== Exercise details ==
It is required that the lines from the top of the listing through the line with "40, 6.5, 41.5, 6, 43.5, 6, 52, 6, 49, 6];" be reproduced exactly, excluding pictures.

___ Supplied data ___

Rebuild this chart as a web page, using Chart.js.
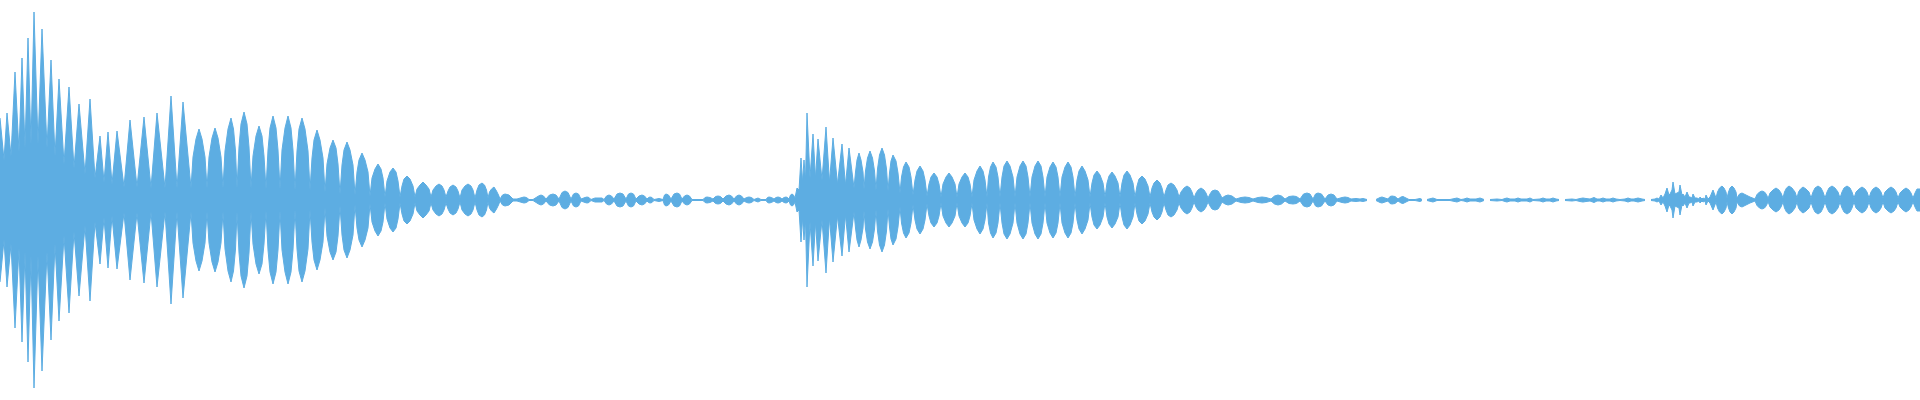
<!DOCTYPE html>
<html>
<head>
<meta charset="utf-8">
<title>Waveform</title>
<script src="https://cdn.jsdelivr.net/npm/chart.js@4/dist/chart.umd.min.js"></script>
<style>
  html, body { margin: 0; padding: 0; background: #fff; overflow: hidden; }
</style>
</head>
<body>
<canvas id="wave" width="1920" height="400"></canvas>
<script>
// envelope of the clip: time (ms) and amplitude (% of full scale), one pair per point
// first hit, spiky attack
const attack1Times = [0, 4, 7, 11, 15, 19, 22, 25, 28, 31,
  34, 38, 42, 47, 51, 55, 59, 64, 69, 74,
  79, 85, 90, 95, 100, 104, 108, 112, 117, 124,
  130, 137, 144, 151, 157, 165, 171, 177, 183, 191];
const attack1Amps = [41, 20, 43.5, 22, 64, 24, 71, 26, 81, 28,
  94, 28, 85.5, 26, 70, 22, 60.5, 18, 56.5, 16,
  48, 13, 50.5, 11, 32, 9, 34, 8, 34.5, 6.5,
  40, 6.5, 41.5, 6, 43.5, 6, 52, 6, 49, 6];

// first hit, ringing decay (one row per lobe)
const decay1Times = [193, 196, 199, 202, 205, 207,
  209, 212, 215, 218, 221, 223,
  225, 228, 231, 233.5, 235.5, 237,
  239, 241, 244, 247, 249, 251,
  253, 256, 259, 262, 264, 266,
  268, 270, 273, 276, 278, 280,
  282, 285, 288, 291, 293, 295,
  297, 299, 302, 305, 308, 310,
  312, 314, 317, 320, 323, 325,
  327, 330, 333, 336, 338, 340,
  342, 344, 347, 350, 353, 355,
  357, 359, 362, 365, 368, 370,
  372, 375, 378, 381, 383, 385,
  387, 390, 393, 396, 398, 400,
  402, 404, 407, 410, 413, 415,
  417, 420, 423, 426, 429, 431,
  433, 436, 439, 442, 444, 446,
  448, 450, 453, 456, 458, 460,
  462, 465, 468, 471, 473, 475,
  477, 479, 482, 484.5, 486.5, 488,
  489.5, 491.5, 494, 496.5, 498.5, 500];
const decay1Amps = [21.5, 30.5, 35.5, 30.5, 21.5, 6,
  21.5, 31, 36, 31, 21.5, 6,
  24.5, 35.5, 41, 35.5, 24.5, 6,
  26.5, 38, 44, 38, 26.5, 6,
  22, 32, 37, 32, 22, 5.5,
  25, 36, 42, 36, 25, 5.5,
  25, 36, 42, 36, 25, 5,
  24.5, 35.5, 41, 35.5, 24.5, 5,
  21, 30, 35, 30, 21, 4,
  18, 26, 30, 26, 18, 3,
  17.5, 25, 29, 25, 17.5, 2.5,
  14, 20, 23.5, 20, 14, 2,
  11, 15.5, 18, 15.5, 11, 1.5,
  9.5, 14, 16, 14, 9.5, 1.5,
  7, 10.5, 12, 10.5, 7, 1.5,
  5.5, 7.5, 9, 7.5, 5.5, 1.5,
  5, 7, 8, 7, 5, 1.5,
  4.5, 6.5, 7.5, 6.5, 4.5, 1,
  5, 7, 8, 7, 5, 1,
  5, 7.5, 8.5, 7.5, 5, 1,
  4, 5.5, 6.5, 4.5, 2.5, 0.5];

// quiet stretch between hits
const quiet1Times = [502.5, 505, 509, 513,
  517,
  522, 524, 526.5, 529,
  533,
  538.5, 541, 543.5, 546,
  549.5, 553, 556, 559,
  562, 565, 568, 571,
  573.5, 576, 578.5, 581,
  585, 587, 589, 591,
  595, 602, 604,
  606.5, 609, 611.5, 614,
  617, 620, 623, 626,
  628.5, 631, 633.5, 636,
  639, 642, 644.5, 647,
  648.5, 650, 652, 654,
  659, 663,
  664.5, 666, 668.5, 671,
  674, 677, 679.5, 682,
  684.5, 687, 689.5, 692,
  703,
  705, 707, 710, 713,
  715.5, 718, 720.5, 723,
  726, 729, 731.5, 734,
  736.5, 739, 741.5, 744,
  746.5, 749, 751.5, 754,
  758, 761, 766,
  767.5, 769, 771.5, 774,
  776, 778, 780, 782,
  784, 786, 787.5, 789,
  790.5, 792, 793.5, 795];
const quiet1Amps = [2.5, 3, 2.5, 0.5,
  0.5,
  1.25, 1.5, 1.25, 0.25,
  0.25,
  2, 2.5, 2, 0.5,
  2.5, 3, 2.5, 0.5,
  3.75, 4.5, 3.75, 0.5,
  3, 3.5, 3, 0.5,
  1.25, 1.5, 1.25, 0.25,
  1, 1, 0.25,
  2, 2.5, 2, 0.5,
  3, 3.5, 3, 0.5,
  3, 3.5, 3, 0.5,
  2, 2.5, 2, 0.5,
  1.25, 1.5, 1.25, 0.25,
  0.75, 0.25,
  2.5, 3, 2.5, 0.5,
  3, 3.5, 3, 0.5,
  2, 2.5, 2, 0.25,
  0.25,
  1.25, 1.5, 1.25, 0.5,
  1.75, 2, 1.75, 0.5,
  2, 2.5, 2, 0.5,
  2, 2.5, 2, 0.5,
  1.25, 1.5, 1.25, 0.25,
  1, 0.25, 0.25,
  1.25, 1.5, 1.25, 0.5,
  1.25, 1.5, 1.25, 0.5,
  1.25, 1.5, 1.25, 0.5,
  2.5, 3, 2.5, 1];

// second hit, attack
const attack2Times = [797, 799, 801, 802.5, 804, 805.5, 807, 810, 813, 815.5,
  818, 822, 826, 829.5, 833, 837.5, 842, 845.5, 849, 854];
const attack2Amps = [6, 5, 21, 9, 20, 10, 43.5, 11, 33, 11,
  30.5, 10, 36.5, 9, 31, 8, 28, 7.5, 26, 6];

// second hit, ringing decay (one row per lobe)
const decay2Times = [855.5, 857, 859, 861, 863, 864,
  865.5, 867.5, 870, 872.5, 874.5, 876,
  877.5, 879.5, 882, 884.5, 886.5, 888,
  889.5, 891, 893, 896, 898, 900,
  901.5, 903.5, 906, 909, 911, 913,
  915, 917, 920, 923, 925, 927,
  929, 931, 934, 937, 939, 941,
  943, 946, 949, 952, 955, 957,
  959, 962, 965, 968, 970, 972,
  974, 977, 980, 983, 985, 987,
  988.5, 990.5, 993, 996, 998, 1000,
  1002, 1004, 1007, 1010, 1013, 1015,
  1017, 1020, 1023, 1026, 1028, 1030,
  1032, 1035, 1038, 1041, 1043, 1045,
  1047, 1050, 1053, 1056, 1058, 1060,
  1062, 1065, 1068, 1071, 1073, 1075,
  1077, 1079, 1082, 1085, 1088, 1090,
  1092, 1094, 1097, 1100, 1103, 1105,
  1107, 1109, 1112, 1115, 1118, 1120,
  1122, 1124, 1127, 1130, 1133, 1135,
  1137, 1139, 1142, 1145, 1148, 1150,
  1152, 1154, 1157, 1160, 1162, 1164,
  1166, 1168, 1171, 1174, 1177, 1179,
  1181, 1184, 1187, 1190, 1192, 1194,
  1196, 1198, 1201, 1204, 1206, 1208,
  1210, 1212, 1215, 1218, 1220, 1222,
  1225, 1228, 1232, 1236,
  1241, 1245, 1249, 1253,
  1258, 1262, 1266, 1271,
  1274.5, 1278, 1281.5, 1285,
  1289, 1293, 1296.5, 1300,
  1303.5, 1307, 1310, 1313,
  1315.5, 1318, 1321.5, 1325,
  1328, 1331, 1334, 1337,
  1342, 1345, 1348, 1351];
const decay2Amps = [14, 20, 23.5, 20, 14, 5.5,
  14.5, 21, 24.5, 21, 14.5, 5,
  15.5, 22.5, 26, 22.5, 15.5, 4.5,
  13.5, 19.5, 22.5, 19.5, 13.5, 3.5,
  11.5, 16.5, 19, 16.5, 11.5, 2.5,
  10, 14.5, 17, 14.5, 10, 2,
  8, 11.5, 13.5, 11.5, 8, 1.5,
  8, 11.5, 13.5, 11.5, 8, 1.5,
  8, 11.5, 13.5, 11.5, 8, 1.5,
  10, 14.5, 17, 14.5, 10, 1.5,
  11.5, 16.5, 19, 16.5, 11.5, 1.5,
  11.5, 17, 19.5, 17, 11.5, 1.5,
  11.5, 17, 19.5, 17, 11.5, 1.5,
  11.5, 17, 19.5, 17, 11.5, 1.5,
  11.5, 16.5, 19, 16.5, 11.5, 1.5,
  11.5, 16.5, 19, 16.5, 11.5, 1.5,
  10, 14.5, 17, 14.5, 10, 1.5,
  8.5, 12.5, 14.5, 12.5, 8.5, 1.5,
  8.5, 12, 14, 12, 8.5, 1.5,
  8.5, 12.5, 14.5, 12.5, 8.5, 1.5,
  7, 10.5, 12, 10.5, 7, 1.5,
  6, 8.5, 10, 8.5, 6, 1.5,
  5, 7.5, 8.5, 7.5, 5, 1.5,
  4, 6, 7, 6, 4, 1,
  3.5, 5, 6, 5, 3.5, 1,
  3, 4.5, 5, 4.5, 3, 1,
  2, 2.5, 2, 0.5,
  1.25, 1.5, 1.25, 0.5,
  1.25, 1.5, 1.25, 0.5,
  2, 2.5, 2, 0.5,
  1.75, 2, 1.75, 0.5,
  3, 3.5, 3, 0.5,
  3, 3.5, 3, 0.5,
  2.5, 3, 2.5, 0.5,
  1.25, 1.5, 1.25, 0.5];

// near silence, null = no signal
const quiet2Times = [1356, 1360, 1363, 1367, 1371, 1376, 1380, 1382, 1385, 1388,
  1390, 1392, 1395, 1398, 1401, 1403, 1406, 1409, 1415, 1420,
  1422, 1424, 1427, 1433, 1437, 1450, 1457, 1461, 1464, 1467,
  1470, 1476, 1480, 1484, 1487, 1490, 1497, 1502, 1505, 1507,
  1510, 1515, 1518, 1521, 1527, 1530, 1533, 1540, 1543, 1546,
  1550, 1553, 1556, 1559, 1562, 1565, 1572, 1576, 1580, 1583,
  1586, 1590, 1594, 1597];
const quiet2Amps = [0.75, 0.5, 0.75, 0.25, null, 0.25, 1.25, 1.5, 1, 0.5,
  1.75, 2, 1.75, 0.5, 1.5, 1.75, 1, 0.25, 0.25, 0.75,
  0.25, null, 0.25, 1, 0.25, 0.25, 1, 0.25, 0.5, 1,
  0.5, 0.5, 1, 0.25, null, 0.25, 0.5, 0.25, 0.75, 1,
  0.5, 0.5, 1, 0.5, 0.5, 1, 0.25, 0.5, 1, 0.5,
  0.5, 1, 0.5, 0.25, null, 0.25, 0.5, 0.25, 0.75, 1,
  0.75, 0.5, 1.25, 0.5];

// third hit and its sustained tail
const tailTimes = [1600, 1603, 1606, 1610, 1613, 1616, 1620, 1625, 1628, 1631,
  1634, 1638, 1642, 1645, 1648, 1651, 1655, 1657, 1659, 1661,
  1663, 1665, 1667, 1669, 1670, 1672, 1673, 1675, 1677, 1679,
  1680, 1682, 1683, 1685, 1687, 1689, 1690, 1692, 1693, 1695,
  1697, 1699, 1700, 1702, 1703, 1705, 1706, 1708, 1710, 1713,
  1716,
  1717.5, 1719.5, 1722, 1724, 1726, 1727,
  1728.5, 1730, 1732, 1734, 1736, 1737,
  1739.5, 1742, 1746, 1750, 1755,
  1757, 1759.5, 1762, 1764.5, 1766.5, 1768,
  1770, 1773, 1776, 1779, 1781, 1783,
  1784.5, 1786.5, 1789, 1792, 1795, 1797,
  1798.5, 1800.5, 1803, 1806, 1809, 1811,
  1813, 1815, 1818, 1821, 1823, 1825,
  1827, 1829, 1832, 1835, 1838, 1840,
  1842, 1844, 1847, 1850, 1852, 1854,
  1856, 1859, 1862, 1865, 1867, 1869,
  1871, 1873, 1876, 1879, 1881, 1883,
  1885, 1888, 1891, 1894, 1896, 1898,
  1900, 1903, 1906, 1909, 1911, 1913,
  1915, 1917, 1920];
const tailAmps = [0.5, 1, 0.5, 0.5, 1, 0.5, 0.25, 0.5, 1, 0.5,
  0.5, 1, 0.5, 0.25, null, 0.25, 0.5, 1, 0.5, 2.5,
  1, 3, 6, 2.5, 3, 5, 9, 3, 3.5, 4,
  7.5, 2.5, 3, 1.5, 4, 1.5, 1.5, 1, 3, 1,
  1, 0.5, 1.5, 0.5, 1, 0.5, 2.5, 0.5, 1.5, 5,
  1,
  4, 6, 7, 6, 4, 1,
  4, 6, 7, 6, 4, 1,
  3, 3.5, 2.5, 1.5, 0.5,
  2.75, 4, 4.5, 4, 2.75, 0.75,
  3.5, 5, 6, 5, 3.5, 1,
  4, 6, 7, 6, 4, 1,
  4, 5.5, 6.5, 5.5, 4, 1,
  4, 6, 7, 6, 4, 1,
  4, 6, 7, 6, 4, 1,
  4, 6, 7, 6, 4, 1,
  4, 5.5, 6.5, 5.5, 4, 1,
  4, 5.5, 6.5, 5.5, 4, 1,
  4, 5.5, 6.5, 5.5, 4, 1,
  3.5, 5, 6, 5, 3.5, 1,
  3.5, 5.5, 5.5];

const times = [...attack1Times, ...decay1Times, ...quiet1Times, ...attack2Times,
  ...decay2Times, ...quiet2Times, ...tailTimes];
const amps = [...attack1Amps, ...decay1Amps, ...quiet1Amps, ...attack2Amps,
  ...decay2Amps, ...quiet2Amps, ...tailAmps];

const waveBlue = "rgb(93, 173, 226)";

// top edge and mirrored bottom edge of the waveform
const upper = times.map((t, i) => ({ x: t, y: amps[i] }));
const lower = times.map((t, i) => ({ x: t, y: amps[i] === null ? null : -amps[i] }));

const ctx = document.getElementById("wave").getContext("2d");
new Chart(ctx, {
  type: "line",
  data: {
    datasets: [
      {
        data: upper,
        borderColor: waveBlue,
        borderWidth: 1,
        pointRadius: 0,
        fill: false,
      },
      {
        data: lower,
        borderColor: waveBlue,
        backgroundColor: waveBlue,
        borderWidth: 1,
        pointRadius: 0,
        fill: "-1",
      },
    ],
  },
  options: {
    responsive: false,
    animation: false,
    spanGaps: false,
    layout: { padding: 0 },
    elements: { line: { tension: 0 } },
    plugins: { legend: { display: false }, tooltip: { enabled: false } },
    scales: {
      x: { type: "linear", min: 0, max: 1920, display: false },
      y: { min: -100, max: 100, display: false },
    },
  },
});
</script>
</body>
</html>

___

== Response below ==
Rebuild this chart as a web page, using Chart.js.
<!DOCTYPE html>
<html>
<head>
<meta charset="utf-8">
<title>Waveform</title>
<script src="https://cdn.jsdelivr.net/npm/chart.js@4/dist/chart.umd.min.js"></script>
<style>
  html, body { margin: 0; padding: 0; background: #fff; overflow: hidden; }
</style>
</head>
<body>
<canvas id="wave" width="1920" height="400"></canvas>
<script>
// envelope of the clip: time (ms) and amplitude (% of full scale), one pair per point
// first hit, spiky attack
const attack1Times = [0, 4, 7, 11, 15, 19, 22, 25, 28, 31,
  34, 38, 42, 47, 51, 55, 59, 64, 69, 74,
  79, 85, 90, 95, 100, 104, 108, 112, 117, 124,
  130, 137, 144, 151, 157, 165, 171, 177, 183, 191];
const attack1Amps = [41, 20, 43.5, 22, 64, 24, 71, 26, 81, 28,
  94, 28, 85.5, 26, 70, 22, 60.5, 18, 56.5, 16,
  48, 13, 50.5, 11, 32, 9, 34, 8, 34.5, 6.5,
  40, 6.5, 41.5, 6, 43.5, 6, 52, 6, 49, 6];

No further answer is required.